--- begin Dataset content ---

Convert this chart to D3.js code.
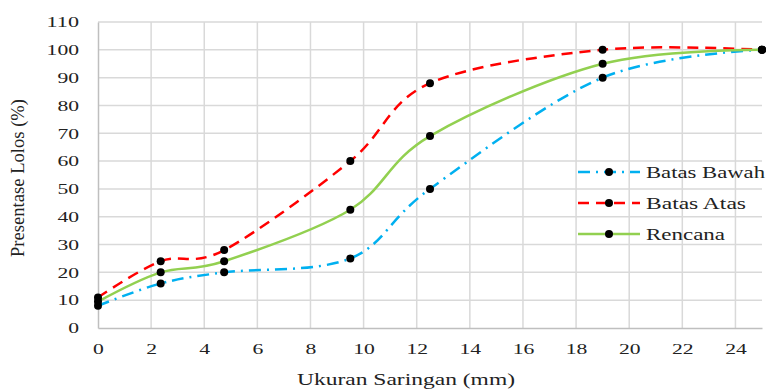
<!DOCTYPE html>
<html>
<head>
<meta charset="utf-8">
<script src="https://cdn.jsdelivr.net/npm/d3@7"></script>
<style>
    body { margin: 0; background: #fff; }
    svg text { font-family: "Liberation Serif", "Times New Roman", "DejaVu Serif", serif; fill: #222; }
</style>
</head>
<body>
<div id="chart"></div>
<script>
// Ukuran saringan (mm)
const sieveSizes = [0, 2.36, 4.75, 9.5, 12.5, 19, 25];

const batasBawah = [8, 16, 20, 25, 50, 90, 100];
const batasAtas = [11, 24, 28, 60, 88, 100, 100];
const rencana = [9.5, 20, 24, 42.5, 69, 95, 100];

const xTicks = [0, 2, 4, 6, 8, 10, 12, 14, 16, 18, 20, 22, 24];
const yTicks = [0, 10, 20, 30, 40, 50, 60, 70, 80, 90, 100, 110];

const seriesNames = ["Batas Bawah", "Batas Atas", "Rencana"];

const series = [
    { name: seriesNames[0], values: batasBawah, color: "#00b0f0", dash: "12,6,2,6" },
    { name: seriesNames[1], values: batasAtas, color: "#ff0000", dash: "11,7" },
    { name: seriesNames[2], values: rencana, color: "#92d050", dash: null }
];

const W = 771, H = 389;
const margin = { top: 22, right: 9, bottom: 61, left: 98 };
const width = W - margin.left - margin.right,
    height = H - margin.top - margin.bottom;

// the original picture is stretched sideways, so text is widened to match
const stretch = 1.3;
function widen(sel, w) {
    sel.attr("textLength", w).attr("lengthAdjust", "spacingAndGlyphs");
}

const svg = d3.select("#chart").append("svg")
    .attr("width", W)
    .attr("height", H);

const g = svg.append("g")
    .attr("transform", "translate(" + margin.left + "," + margin.top + ")");

// Scales
const x = d3.scaleLinear().domain([0, 25]).range([0, width]);
const y = d3.scaleLinear().domain([0, 110]).range([height, 0]);

// Grid
g.append("g").selectAll("line")
    .data(yTicks.slice(1))
    .enter().append("line")
    .attr("x1", 0).attr("x2", width)
    .attr("y1", d => y(d)).attr("y2", d => y(d))
    .attr("stroke", "#d9d9d9").attr("stroke-width", 1.5);

g.append("g").selectAll("line")
    .data(xTicks.slice(1))
    .enter().append("line")
    .attr("x1", d => x(d)).attr("x2", d => x(d))
    .attr("y1", 0).attr("y2", height)
    .attr("stroke", "#d9d9d9").attr("stroke-width", 1.5);

// Axes
const xAxis = d3.axisBottom(x).tickValues(xTicks).tickSize(0).tickPadding(15);
const yAxis = d3.axisLeft(y).tickValues(yTicks).tickSize(0).tickPadding(19);

const gx = g.append("g")
    .attr("transform", "translate(0," + height + ")")
    .call(xAxis);
const gy = g.append("g").call(yAxis);

[gx, gy].forEach(a => {
    a.attr("font-family", null);
    a.select(".domain").attr("stroke", "#bfbfbf").attr("stroke-width", 1.5);
    a.selectAll("text")
        .attr("font-size", 15)
        .attr("fill", "#222")
        .call(widen, d => String(d).length * 10.8);
});

// Axis titles
svg.append("text")
    .attr("x", 406)
    .attr("y", 385)
    .attr("text-anchor", "middle")
    .attr("font-size", 16)
    .call(widen, 218)
    .text("Ukuran Saringan (mm)");

svg.append("text")
    .attr("transform", "translate(24,178) scale(" + stretch + ",1) rotate(-90)")
    .attr("text-anchor", "middle")
    .attr("font-size", 15)
    .call(widen, 158)
    .text("Presentase Lolos (%)");

// Lines
const line = d3.line()
    .x(d => x(d[0]))
    .y(d => y(d[1]))
    .curve(d3.curveCatmullRom.alpha(0));

series.forEach(s => {
    const pts = sieveSizes.map((v, i) => [v, s.values[i]]);
    g.append("path")
        .datum(pts)
        .attr("fill", "none")
        .attr("stroke", s.color)
        .attr("stroke-width", 2.5)
        .attr("stroke-dasharray", s.dash)
        .attr("d", line);
});

series.forEach(s => {
    g.append("g").selectAll("circle")
        .data(sieveSizes.map((v, i) => [v, s.values[i]]))
        .enter().append("circle")
        .attr("cx", d => x(d[0]))
        .attr("cy", d => y(d[1]))
        .attr("r", 4)
        .attr("fill", "#000");
});

// Legend
const legendWidths = [119, 100, 79];
const legend = svg.append("g").attr("transform", "translate(578,172)");
series.forEach((s, i) => {
    const row = legend.append("g").attr("transform", "translate(0," + (i * 31) + ")");
    row.append("line")
        .attr("x1", 0).attr("x2", 62)
        .attr("stroke", s.color)
        .attr("stroke-width", 2.5)
        .attr("stroke-dasharray", s.dash);
    row.append("circle").attr("cx", 31).attr("r", 4).attr("fill", "#000");
    row.append("text")
        .attr("x", 68)
        .attr("y", 6)
        .attr("font-size", 17)
        .call(widen, legendWidths[i])
        .text(s.name);
});
</script>
</body>
</html>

--- end Dataset content ---

## What you are asked to do
Take the listing above and print it exactly, apart from the pictures.

## Answer for the task
Convert this chart to D3.js code.
<!DOCTYPE html>
<html>
<head>
<meta charset="utf-8">
<script src="https://cdn.jsdelivr.net/npm/d3@7"></script>
<style>
    body { margin: 0; background: #fff; }
    svg text { font-family: "Liberation Serif", "Times New Roman", "DejaVu Serif", serif; fill: #222; }
</style>
</head>
<body>
<div id="chart"></div>
<script>
// Ukuran saringan (mm)
const sieveSizes = [0, 2.36, 4.75, 9.5, 12.5, 19, 25];

const batasBawah = [8, 16, 20, 25, 50, 90, 100];
const batasAtas = [11, 24, 28, 60, 88, 100, 100];
const rencana = [9.5, 20, 24, 42.5, 69, 95, 100];

const xTicks = [0, 2, 4, 6, 8, 10, 12, 14, 16, 18, 20, 22, 24];
const yTicks = [0, 10, 20, 30, 40, 50, 60, 70, 80, 90, 100, 110];

const seriesNames = ["Batas Bawah", "Batas Atas", "Rencana"];

const series = [
    { name: seriesNames[0], values: batasBawah, color: "#00b0f0", dash: "12,6,2,6" },
    { name: seriesNames[1], values: batasAtas, color: "#ff0000", dash: "11,7" },
    { name: seriesNames[2], values: rencana, color: "#92d050", dash: null }
];

const W = 771, H = 389;
const margin = { top: 22, right: 9, bottom: 61, left: 98 };
const width = W - margin.left - margin.right,
    height = H - margin.top - margin.bottom;

// the original picture is stretched sideways, so text is widened to match
const stretch = 1.3;
function widen(sel, w) {
    sel.attr("textLength", w).attr("lengthAdjust", "spacingAndGlyphs");
}

const svg = d3.select("#chart").append("svg")
    .attr("width", W)
    .attr("height", H);

const g = svg.append("g")
    .attr("transform", "translate(" + margin.left + "," + margin.top + ")");

// Scales
const x = d3.scaleLinear().domain([0, 25]).range([0, width]);
const y = d3.scaleLinear().domain([0, 110]).range([height, 0]);

// Grid
g.append("g").selectAll("line")
    .data(yTicks.slice(1))
    .enter().append("line")
    .attr("x1", 0).attr("x2", width)
    .attr("y1", d => y(d)).attr("y2", d => y(d))
    .attr("stroke", "#d9d9d9").attr("stroke-width", 1.5);

g.append("g").selectAll("line")
    .data(xTicks.slice(1))
    .enter().append("line")
    .attr("x1", d => x(d)).attr("x2", d => x(d))
    .attr("y1", 0).attr("y2", height)
    .attr("stroke", "#d9d9d9").attr("stroke-width", 1.5);

// Axes
const xAxis = d3.axisBottom(x).tickValues(xTicks).tickSize(0).tickPadding(15);
const yAxis = d3.axisLeft(y).tickValues(yTicks).tickSize(0).tickPadding(19);

const gx = g.append("g")
    .attr("transform", "translate(0," + height + ")")
    .call(xAxis);
const gy = g.append("g").call(yAxis);

[gx, gy].forEach(a => {
    a.attr("font-family", null);
    a.select(".domain").attr("stroke", "#bfbfbf").attr("stroke-width", 1.5);
    a.selectAll("text")
        .attr("font-size", 15)
        .attr("fill", "#222")
        .call(widen, d => String(d).length * 10.8);
});

// Axis titles
svg.append("text")
    .attr("x", 406)
    .attr("y", 385)
    .attr("text-anchor", "middle")
    .attr("font-size", 16)
    .call(widen, 218)
    .text("Ukuran Saringan (mm)");

svg.append("text")
    .attr("transform", "translate(24,178) scale(" + stretch + ",1) rotate(-90)")
    .attr("text-anchor", "middle")
    .attr("font-size", 15)
    .call(widen, 158)
    .text("Presentase Lolos (%)");

// Lines
const line = d3.line()
    .x(d => x(d[0]))
    .y(d => y(d[1]))
    .curve(d3.curveCatmullRom.alpha(0));

series.forEach(s => {
    const pts = sieveSizes.map((v, i) => [v, s.values[i]]);
    g.append("path")
        .datum(pts)
        .attr("fill", "none")
        .attr("stroke", s.color)
        .attr("stroke-width", 2.5)
        .attr("stroke-dasharray", s.dash)
        .attr("d", line);
});

series.forEach(s => {
    g.append("g").selectAll("circle")
        .data(sieveSizes.map((v, i) => [v, s.values[i]]))
        .enter().append("circle")
        .attr("cx", d => x(d[0]))
        .attr("cy", d => y(d[1]))
        .attr("r", 4)
        .attr("fill", "#000");
});

// Legend
const legendWidths = [119, 100, 79];
const legend = svg.append("g").attr("transform", "translate(578,172)");
series.forEach((s, i) => {
    const row = legend.append("g").attr("transform", "translate(0," + (i * 31) + ")");
    row.append("line")
        .attr("x1", 0).attr("x2", 62)
        .attr("stroke", s.color)
        .attr("stroke-width", 2.5)
        .attr("stroke-dasharray", s.dash);
    row.append("circle").attr("cx", 31).attr("r", 4).attr("fill", "#000");
    row.append("text")
        .attr("x", 68)
        .attr("y", 6)
        .attr("font-size", 17)
        .call(widen, legendWidths[i])
        .text(s.name);
});
</script>
</body>
</html>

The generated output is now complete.